Manipolazioni e forzature
Bisogna fare un piccolo passo indietro nella conversazione, dove si era ragionato della «guerra civile ideologica italiana», delle manipolazioni della stampa, delle forzature interessate e asservite sempre, sempre, ai tornaconti di questo o quel potere. Per Boffo, ad esempio, «tutte le volte che si muovono i cattolici nel nostro Paese c’è il pregiudizio che sia per una questione di potere, è per ricostituire un assetto». La nevrosi anticattolica è «ridicola» per Lerner, e per De Bortoli la verità è che politica e media non raccontano la grande voglia di confronto, «di decidere quello che è il bene comune».

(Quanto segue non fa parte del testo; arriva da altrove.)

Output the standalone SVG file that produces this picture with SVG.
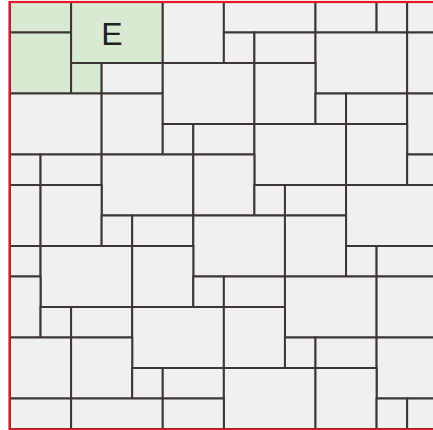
<svg xmlns="http://www.w3.org/2000/svg" width="433" height="430" viewBox="0 0 433 430">
<style>
  rect.t { fill: #f0f0f0; stroke: #3e3636; stroke-width: 2; }
  rect.g { fill: #d9ead3; stroke: #3e3636; stroke-width: 2; }
  text.lbl { font-family: "Liberation Sans", Arial, sans-serif; font-size: 32px; fill: #231f20; text-anchor: middle; }
  rect.frame { fill: none; stroke: #e3192b; stroke-width: 2.2; }
</style>
<rect x="0" y="0" width="433" height="430" fill="#ffffff"/>
<g id="nodes">
<g id="n1"><rect class="g" x="10" y="2" width="61.1" height="30.5"/></g>
<g id="n2"><rect class="g" x="10" y="32.5" width="61.1" height="61"/></g>
<g id="n3"><rect class="g" x="71.1" y="2" width="91.65" height="61"/><text class="lbl" x="112" y="45">E</text></g>
<g id="n4"><rect class="g" x="71.1" y="63" width="30.55" height="30.5"/></g>
<g id="n5"><rect class="t" x="101.65" y="63" width="61.1" height="30.5"/></g>
<g id="n6"><rect class="t" x="162.75" y="2" width="61.1" height="61"/></g>
<g id="n7"><rect class="t" x="223.85" y="2" width="91.65" height="30.5"/></g>
<g id="n8"><rect class="t" x="315.5" y="2" width="61.1" height="30.5"/></g>
<g id="n9"><rect class="t" x="376.6" y="2" width="30.55" height="30.5"/></g>
<g id="n10"><rect class="t" x="407.15" y="2" width="30.55" height="30.5"/></g>
<g id="n11"><rect class="t" x="223.85" y="32.5" width="30.55" height="30.5"/></g>
<g id="n12"><rect class="t" x="254.4" y="32.5" width="61.1" height="30.5"/></g>
<g id="n13"><rect class="t" x="315.5" y="32.5" width="91.65" height="61"/></g>
<g id="n14"><rect class="t" x="407.15" y="32.5" width="30.55" height="61"/></g>
<g id="n15"><rect class="t" x="10" y="93.5" width="91.65" height="61"/></g>
<g id="n16"><rect class="t" x="101.65" y="93.5" width="61.1" height="61"/></g>
<g id="n17"><rect class="t" x="162.75" y="63" width="91.65" height="61"/></g>
<g id="n18"><rect class="t" x="254.4" y="63" width="61.1" height="61"/></g>
<g id="n19"><rect class="t" x="315.5" y="93.5" width="30.55" height="30.5"/></g>
<g id="n20"><rect class="t" x="346.05" y="93.5" width="61.1" height="30.5"/></g>
<g id="n21"><rect class="t" x="407.15" y="93.5" width="30.55" height="61"/></g>
<g id="n22"><rect class="t" x="162.75" y="124" width="30.55" height="30.5"/></g>
<g id="n23"><rect class="t" x="193.3" y="124" width="61.1" height="30.5"/></g>
<g id="n24"><rect class="t" x="254.4" y="124" width="91.65" height="61"/></g>
<g id="n25"><rect class="t" x="346.05" y="124" width="61.1" height="61"/></g>
<g id="n26"><rect class="t" x="407.15" y="154.5" width="30.55" height="30.5"/></g>
<g id="n27"><rect class="t" x="10" y="154.5" width="30.55" height="30.5"/></g>
<g id="n28"><rect class="t" x="40.55" y="154.5" width="61.1" height="30.5"/></g>
<g id="n29"><rect class="t" x="101.65" y="154.5" width="91.65" height="61"/></g>
<g id="n30"><rect class="t" x="193.3" y="154.5" width="61.1" height="61"/></g>
<g id="n31"><rect class="t" x="10" y="185" width="30.55" height="61"/></g>
<g id="n32"><rect class="t" x="40.55" y="185" width="61.1" height="61"/></g>
<g id="n33"><rect class="t" x="254.4" y="185" width="30.55" height="30.5"/></g>
<g id="n34"><rect class="t" x="284.95" y="185" width="61.1" height="30.5"/></g>
<g id="n35"><rect class="t" x="346.05" y="185" width="91.65" height="61"/></g>
<g id="n36"><rect class="t" x="101.65" y="215.5" width="30.55" height="30.5"/></g>
<g id="n37"><rect class="t" x="132.2" y="215.5" width="61.1" height="30.5"/></g>
<g id="n38"><rect class="t" x="193.3" y="215.5" width="91.65" height="61"/></g>
<g id="n39"><rect class="t" x="284.95" y="215.5" width="61.1" height="61"/></g>
<g id="n40"><rect class="t" x="10" y="246" width="30.55" height="30.5"/></g>
<g id="n41"><rect class="t" x="40.55" y="246" width="91.65" height="61"/></g>
<g id="n42"><rect class="t" x="132.2" y="246" width="61.1" height="61"/></g>
<g id="n43"><rect class="t" x="346.05" y="246" width="30.55" height="30.5"/></g>
<g id="n44"><rect class="t" x="376.6" y="246" width="61.1" height="30.5"/></g>
<g id="n45"><rect class="t" x="193.3" y="276.5" width="30.55" height="30.5"/></g>
<g id="n46"><rect class="t" x="223.85" y="276.5" width="61.1" height="30.5"/></g>
<g id="n47"><rect class="t" x="284.95" y="276.5" width="91.65" height="61"/></g>
<g id="n48"><rect class="t" x="376.6" y="276.5" width="61.1" height="61"/></g>
<g id="n49"><rect class="t" x="10" y="276.5" width="30.55" height="61"/></g>
<g id="n50"><rect class="t" x="40.55" y="307" width="30.55" height="30.5"/></g>
<g id="n51"><rect class="t" x="71.1" y="307" width="61.1" height="30.5"/></g>
<g id="n52"><rect class="t" x="132.2" y="307" width="91.65" height="61"/></g>
<g id="n53"><rect class="t" x="223.85" y="307" width="61.1" height="61"/></g>
<g id="n54"><rect class="t" x="284.95" y="337.5" width="30.55" height="30.5"/></g>
<g id="n55"><rect class="t" x="315.5" y="337.5" width="61.1" height="30.5"/></g>
<g id="n56"><rect class="t" x="376.6" y="337.5" width="61.1" height="61"/></g>
<g id="n57"><rect class="t" x="10" y="337.5" width="61.1" height="61"/></g>
<g id="n58"><rect class="t" x="71.1" y="337.5" width="61.1" height="61"/></g>
<g id="n59"><rect class="t" x="132.2" y="368" width="30.55" height="30.5"/></g>
<g id="n60"><rect class="t" x="162.75" y="368" width="61.1" height="30.5"/></g>
<g id="n61"><rect class="t" x="223.85" y="368" width="91.65" height="61"/></g>
<g id="n62"><rect class="t" x="315.5" y="368" width="61.1" height="61"/></g>
<g id="n63"><rect class="t" x="10" y="398.5" width="61.1" height="30.5"/></g>
<g id="n64"><rect class="t" x="71.1" y="398.5" width="91.65" height="30.5"/></g>
<g id="n65"><rect class="t" x="162.75" y="398.5" width="61.1" height="30.5"/></g>
<g id="n66"><rect class="t" x="376.6" y="398.5" width="30.55" height="30.5"/></g>
<g id="n67"><rect class="t" x="407.15" y="398.5" width="30.55" height="30.5"/></g>
</g>
<g id="connectors"></g>
<rect class="frame" x="9.5" y="2" width="440" height="427.5"/>
</svg>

Occorre costruire, suggerisce De Bortoli, una casa comune che abbia muri maestri condivisi e stanze con intonaci-identità diverse e rispettose. E non dobbiamo aver paura delle differenze, non dobbiamo cadere nella trappola dei kamikaze, dice Lerner, perché «anche i giovani musulmani amano la vita come i giovani cristiani e i giovani ebrei». La felicità per cui ci battiamo, commenta Boffo, non crea muri, non è degli invasati: «Umilissimamente io so in Chi ho posto la mia fiducia, la mia speranza».
Ecco, un pomeriggio che si conclude senza una conclusione, gli amici continuano a parlare, come davanti alla porta di casa. È la casa del Meeting “conclude” Savorana.